Directions for this task => Only the lines from the one holding "Give me the D3.js source for this chart." through the one holding "bw * 0.918]);" are to be retyped, exactly as they appear, with both boundary lines included.

Recorded data =>

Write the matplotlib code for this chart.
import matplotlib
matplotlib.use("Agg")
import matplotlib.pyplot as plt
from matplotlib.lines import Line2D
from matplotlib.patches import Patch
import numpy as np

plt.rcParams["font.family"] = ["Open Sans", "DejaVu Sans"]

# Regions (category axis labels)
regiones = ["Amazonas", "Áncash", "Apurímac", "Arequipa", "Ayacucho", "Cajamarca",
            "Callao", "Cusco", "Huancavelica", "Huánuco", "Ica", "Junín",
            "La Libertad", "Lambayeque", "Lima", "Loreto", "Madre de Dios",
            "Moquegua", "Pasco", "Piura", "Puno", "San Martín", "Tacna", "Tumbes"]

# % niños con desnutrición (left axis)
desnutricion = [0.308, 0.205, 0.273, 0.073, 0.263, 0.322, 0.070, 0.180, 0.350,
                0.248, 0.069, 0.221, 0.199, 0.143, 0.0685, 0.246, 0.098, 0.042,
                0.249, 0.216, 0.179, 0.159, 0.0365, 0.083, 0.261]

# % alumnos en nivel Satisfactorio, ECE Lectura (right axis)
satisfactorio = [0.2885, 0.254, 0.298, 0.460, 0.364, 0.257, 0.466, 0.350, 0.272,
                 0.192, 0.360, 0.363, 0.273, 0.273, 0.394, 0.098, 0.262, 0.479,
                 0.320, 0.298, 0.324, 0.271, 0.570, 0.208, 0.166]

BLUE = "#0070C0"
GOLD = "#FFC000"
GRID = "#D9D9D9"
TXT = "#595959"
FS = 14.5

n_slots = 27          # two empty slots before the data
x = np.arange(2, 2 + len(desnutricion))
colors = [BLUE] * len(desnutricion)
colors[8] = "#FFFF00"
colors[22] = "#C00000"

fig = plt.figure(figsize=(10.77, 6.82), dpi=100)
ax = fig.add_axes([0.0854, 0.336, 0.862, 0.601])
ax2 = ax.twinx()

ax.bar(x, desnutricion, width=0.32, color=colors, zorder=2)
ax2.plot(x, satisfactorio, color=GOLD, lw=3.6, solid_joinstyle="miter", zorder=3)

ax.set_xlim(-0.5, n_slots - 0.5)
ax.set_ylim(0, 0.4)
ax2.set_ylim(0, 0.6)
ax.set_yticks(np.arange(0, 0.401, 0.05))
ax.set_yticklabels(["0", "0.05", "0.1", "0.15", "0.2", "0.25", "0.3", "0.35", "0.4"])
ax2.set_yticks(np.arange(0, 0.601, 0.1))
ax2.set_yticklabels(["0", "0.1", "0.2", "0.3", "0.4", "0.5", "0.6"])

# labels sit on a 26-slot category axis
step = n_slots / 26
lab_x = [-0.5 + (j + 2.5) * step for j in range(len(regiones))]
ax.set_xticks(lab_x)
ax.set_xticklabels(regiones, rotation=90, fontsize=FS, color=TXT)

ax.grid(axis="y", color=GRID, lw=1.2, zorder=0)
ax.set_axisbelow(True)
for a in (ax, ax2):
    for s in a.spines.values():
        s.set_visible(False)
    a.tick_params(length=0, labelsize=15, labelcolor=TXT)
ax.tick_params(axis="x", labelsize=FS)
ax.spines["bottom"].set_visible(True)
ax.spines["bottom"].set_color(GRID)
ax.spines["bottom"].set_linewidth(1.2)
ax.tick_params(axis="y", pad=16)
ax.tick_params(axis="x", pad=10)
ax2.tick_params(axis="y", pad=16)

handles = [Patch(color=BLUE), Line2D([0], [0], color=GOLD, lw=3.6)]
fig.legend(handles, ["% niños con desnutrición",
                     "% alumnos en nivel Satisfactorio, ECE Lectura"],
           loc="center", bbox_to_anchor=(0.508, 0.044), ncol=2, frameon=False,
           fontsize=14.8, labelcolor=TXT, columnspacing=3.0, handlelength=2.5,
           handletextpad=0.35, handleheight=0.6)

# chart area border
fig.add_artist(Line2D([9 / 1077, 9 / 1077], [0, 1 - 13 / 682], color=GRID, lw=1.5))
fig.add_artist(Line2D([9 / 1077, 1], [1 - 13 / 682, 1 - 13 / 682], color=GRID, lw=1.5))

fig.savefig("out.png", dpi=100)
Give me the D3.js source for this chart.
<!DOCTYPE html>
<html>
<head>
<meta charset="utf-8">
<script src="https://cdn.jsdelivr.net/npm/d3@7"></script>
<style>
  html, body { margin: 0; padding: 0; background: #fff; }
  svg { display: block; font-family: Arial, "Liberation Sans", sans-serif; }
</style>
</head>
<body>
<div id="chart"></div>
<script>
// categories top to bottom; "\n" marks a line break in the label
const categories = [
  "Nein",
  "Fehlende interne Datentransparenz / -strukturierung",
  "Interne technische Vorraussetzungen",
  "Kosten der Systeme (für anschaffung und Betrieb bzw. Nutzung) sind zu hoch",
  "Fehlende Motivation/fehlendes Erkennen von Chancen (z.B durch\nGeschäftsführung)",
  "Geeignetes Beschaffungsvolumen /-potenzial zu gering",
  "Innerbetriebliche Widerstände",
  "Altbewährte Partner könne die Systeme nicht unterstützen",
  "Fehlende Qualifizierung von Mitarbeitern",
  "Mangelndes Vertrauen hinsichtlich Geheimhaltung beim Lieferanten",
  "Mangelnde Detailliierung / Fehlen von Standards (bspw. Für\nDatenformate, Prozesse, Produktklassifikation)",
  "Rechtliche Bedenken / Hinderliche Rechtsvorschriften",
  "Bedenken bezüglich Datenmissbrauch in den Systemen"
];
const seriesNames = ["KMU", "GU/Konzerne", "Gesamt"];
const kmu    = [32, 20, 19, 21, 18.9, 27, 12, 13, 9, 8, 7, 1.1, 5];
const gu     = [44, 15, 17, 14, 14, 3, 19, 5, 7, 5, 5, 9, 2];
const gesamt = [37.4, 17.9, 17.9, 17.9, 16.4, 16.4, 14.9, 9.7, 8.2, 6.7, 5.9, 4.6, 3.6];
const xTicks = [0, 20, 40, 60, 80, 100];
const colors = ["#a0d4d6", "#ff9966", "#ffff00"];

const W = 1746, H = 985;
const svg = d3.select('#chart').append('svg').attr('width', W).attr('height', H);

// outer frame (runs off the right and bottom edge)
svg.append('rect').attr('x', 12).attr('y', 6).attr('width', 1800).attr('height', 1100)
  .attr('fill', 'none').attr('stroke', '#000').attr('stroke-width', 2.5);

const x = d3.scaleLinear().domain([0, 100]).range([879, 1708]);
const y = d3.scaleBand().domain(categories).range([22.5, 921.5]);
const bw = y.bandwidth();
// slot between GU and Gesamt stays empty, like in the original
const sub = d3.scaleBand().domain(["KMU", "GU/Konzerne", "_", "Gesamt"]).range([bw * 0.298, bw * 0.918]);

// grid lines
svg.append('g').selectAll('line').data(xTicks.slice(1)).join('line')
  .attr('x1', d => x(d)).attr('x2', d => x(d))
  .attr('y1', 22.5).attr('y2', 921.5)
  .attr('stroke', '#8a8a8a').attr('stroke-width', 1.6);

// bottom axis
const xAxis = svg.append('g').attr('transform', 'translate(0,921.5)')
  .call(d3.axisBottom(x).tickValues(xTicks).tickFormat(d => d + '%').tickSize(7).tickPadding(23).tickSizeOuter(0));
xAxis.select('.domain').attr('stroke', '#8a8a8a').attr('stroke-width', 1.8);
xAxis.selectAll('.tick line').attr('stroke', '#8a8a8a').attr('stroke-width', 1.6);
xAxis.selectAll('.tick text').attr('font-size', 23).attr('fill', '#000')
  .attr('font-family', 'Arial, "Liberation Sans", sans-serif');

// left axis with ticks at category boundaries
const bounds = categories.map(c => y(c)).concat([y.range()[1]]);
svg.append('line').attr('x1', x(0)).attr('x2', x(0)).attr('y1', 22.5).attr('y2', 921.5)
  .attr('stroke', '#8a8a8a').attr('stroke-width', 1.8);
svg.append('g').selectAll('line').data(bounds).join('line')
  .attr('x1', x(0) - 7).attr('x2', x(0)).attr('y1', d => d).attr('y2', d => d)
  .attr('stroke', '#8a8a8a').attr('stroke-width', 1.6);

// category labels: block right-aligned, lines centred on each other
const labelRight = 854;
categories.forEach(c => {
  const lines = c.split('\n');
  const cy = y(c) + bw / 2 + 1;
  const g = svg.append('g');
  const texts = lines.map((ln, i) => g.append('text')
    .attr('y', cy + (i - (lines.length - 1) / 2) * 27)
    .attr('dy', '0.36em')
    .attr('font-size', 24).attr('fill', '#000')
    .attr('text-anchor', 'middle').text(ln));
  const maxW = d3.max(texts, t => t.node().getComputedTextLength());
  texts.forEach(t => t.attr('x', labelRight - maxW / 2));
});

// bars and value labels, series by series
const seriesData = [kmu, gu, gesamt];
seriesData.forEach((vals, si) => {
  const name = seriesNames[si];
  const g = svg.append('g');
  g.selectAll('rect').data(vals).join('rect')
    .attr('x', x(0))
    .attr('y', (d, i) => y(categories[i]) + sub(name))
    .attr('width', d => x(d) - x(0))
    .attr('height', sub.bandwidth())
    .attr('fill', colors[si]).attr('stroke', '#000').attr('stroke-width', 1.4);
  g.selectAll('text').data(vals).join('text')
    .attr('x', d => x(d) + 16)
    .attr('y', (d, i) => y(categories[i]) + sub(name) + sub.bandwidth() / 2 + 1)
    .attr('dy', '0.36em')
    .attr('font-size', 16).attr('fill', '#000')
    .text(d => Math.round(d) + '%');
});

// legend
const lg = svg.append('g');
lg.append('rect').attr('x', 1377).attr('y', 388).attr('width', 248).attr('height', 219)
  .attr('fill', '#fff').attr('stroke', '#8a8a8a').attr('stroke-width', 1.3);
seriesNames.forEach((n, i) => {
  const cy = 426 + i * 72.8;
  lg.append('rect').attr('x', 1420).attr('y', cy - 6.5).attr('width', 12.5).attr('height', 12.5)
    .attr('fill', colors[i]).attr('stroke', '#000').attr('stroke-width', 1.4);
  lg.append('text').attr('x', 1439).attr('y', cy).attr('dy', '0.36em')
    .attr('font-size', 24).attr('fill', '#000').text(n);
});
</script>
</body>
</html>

Solution below =>
Give me the D3.js source for this chart.
<!DOCTYPE html>
<html>
<head>
<meta charset="utf-8">
<script src="https://cdn.jsdelivr.net/npm/d3@7"></script>
<style>
  html, body { margin: 0; padding: 0; background: #fff; }
  svg { display: block; font-family: Arial, "Liberation Sans", sans-serif; }
</style>
</head>
<body>
<div id="chart"></div>
<script>
// categories top to bottom; "\n" marks a line break in the label
const categories = [
  "Nein",
  "Fehlende interne Datentransparenz / -strukturierung",
  "Interne technische Vorraussetzungen",
  "Kosten der Systeme (für anschaffung und Betrieb bzw. Nutzung) sind zu hoch",
  "Fehlende Motivation/fehlendes Erkennen von Chancen (z.B durch\nGeschäftsführung)",
  "Geeignetes Beschaffungsvolumen /-potenzial zu gering",
  "Innerbetriebliche Widerstände",
  "Altbewährte Partner könne die Systeme nicht unterstützen",
  "Fehlende Qualifizierung von Mitarbeitern",
  "Mangelndes Vertrauen hinsichtlich Geheimhaltung beim Lieferanten",
  "Mangelnde Detailliierung / Fehlen von Standards (bspw. Für\nDatenformate, Prozesse, Produktklassifikation)",
  "Rechtliche Bedenken / Hinderliche Rechtsvorschriften",
  "Bedenken bezüglich Datenmissbrauch in den Systemen"
];
const seriesNames = ["KMU", "GU/Konzerne", "Gesamt"];
const kmu    = [32, 20, 19, 21, 18.9, 27, 12, 13, 9, 8, 7, 1.1, 5];
const gu     = [44, 15, 17, 14, 14, 3, 19, 5, 7, 5, 5, 9, 2];
const gesamt = [37.4, 17.9, 17.9, 17.9, 16.4, 16.4, 14.9, 9.7, 8.2, 6.7, 5.9, 4.6, 3.6];
const xTicks = [0, 20, 40, 60, 80, 100];
const colors = ["#a0d4d6", "#ff9966", "#ffff00"];

const W = 1746, H = 985;
const svg = d3.select('#chart').append('svg').attr('width', W).attr('height', H);

// outer frame (runs off the right and bottom edge)
svg.append('rect').attr('x', 12).attr('y', 6).attr('width', 1800).attr('height', 1100)
  .attr('fill', 'none').attr('stroke', '#000').attr('stroke-width', 2.5);

const x = d3.scaleLinear().domain([0, 100]).range([879, 1708]);
const y = d3.scaleBand().domain(categories).range([22.5, 921.5]);
const bw = y.bandwidth();
// slot between GU and Gesamt stays empty, like in the original
const sub = d3.scaleBand().domain(["KMU", "GU/Konzerne", "_", "Gesamt"]).range([bw * 0.298, bw * 0.918]);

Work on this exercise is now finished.